United States President Donald Trump said there would be a “big price to pay” for a chemical attack against a besieged rebel-held town in Syria where medical aid groups reported dozens of people were killed by poison gas.
The Syrian state denied government forces had launched any chemical attack and Russia, President Bashar al-Assad’s most powerful ally, called the reports bogus.
A joint statement by the medical relief organization Syrian American Medical Society (SAMS) and the civil defense service, which operates in rebel-held areas, said 49 people had died in the attack late on Saturday in the town of Douma. Others put the toll even higher.
“Many dead, including women and children, in mindless CHEMICAL attack in Syria. Area of atrocity is in lockdown and encircled by Syrian Army, making it completely inaccessible to outside world. President Putin, Russia and Iran are responsible for backing Animal Assad. Big price to pay,” Trump wrote on Twitter.

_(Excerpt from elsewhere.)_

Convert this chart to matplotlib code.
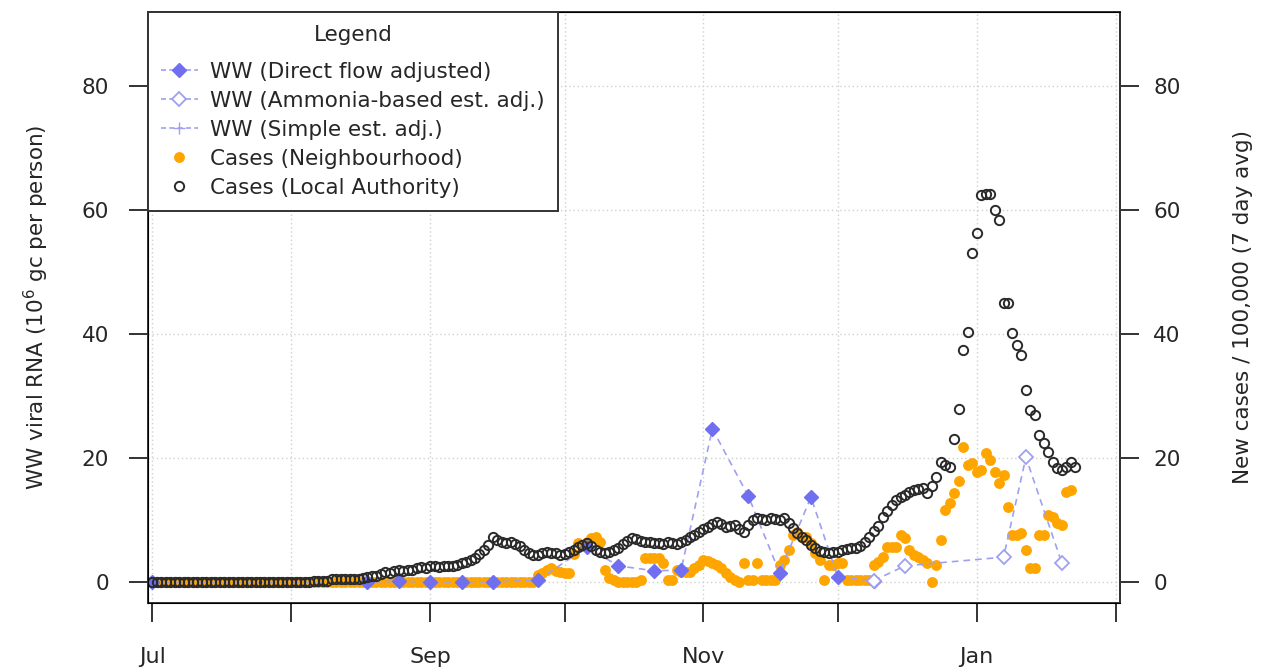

The Russian Foreign Ministry warned against any military action on the basis of “invented and fabricated excuses”, saying this could lead to severe consequences.
The United States launched a cruise missile strike on a Syrian air base last year in response to a sarin gas attack in northwestern Syria blamed on Assad.
One of Trump’s top homeland security advisers said on Sunday the United States would not rule out launching another missile attack. “I wouldn’t take anything off the table,” White House Homeland Security and Counterterrorism Adviser Thomas Bossert said in an interview on ABC’s “This Week.”
“We are looking into the attack at this point,” he said, adding that the photos of the incident are “horrible.”
In one video shared by activists, the lifeless bodies of around a dozen children, women and men, some of them with foam at the mouth, were seen. “Douma city, April 7 … there is a strong smell here,” a voice can be heard saying.
Reuters could not independently verify the reports.
Douma is in the eastern Ghouta region near Damascus. Assad has won back control of nearly all of eastern Ghouta in a Russian-backed military campaign that began in February, leaving just Douma in rebel hands.
The Ghouta offensive has been one of the deadliest in Syria’s seven-year-long war, killing more than 1,600 civilians, according to the Syrian Observatory for Human Rights.
Facing military defeat, rebel groups in other parts of eastern Ghouta have taken safe passage to other opposition-held areas at the Turkish border. Until now, Jaish al-Islam has rejected that option, demanding it be allowed to stay in Douma.
Syrian state media said on Sunday a deal had been struck under which Jaish al-Islam would finally leave for the town of Jarablus after saying the group had asked for negotiations.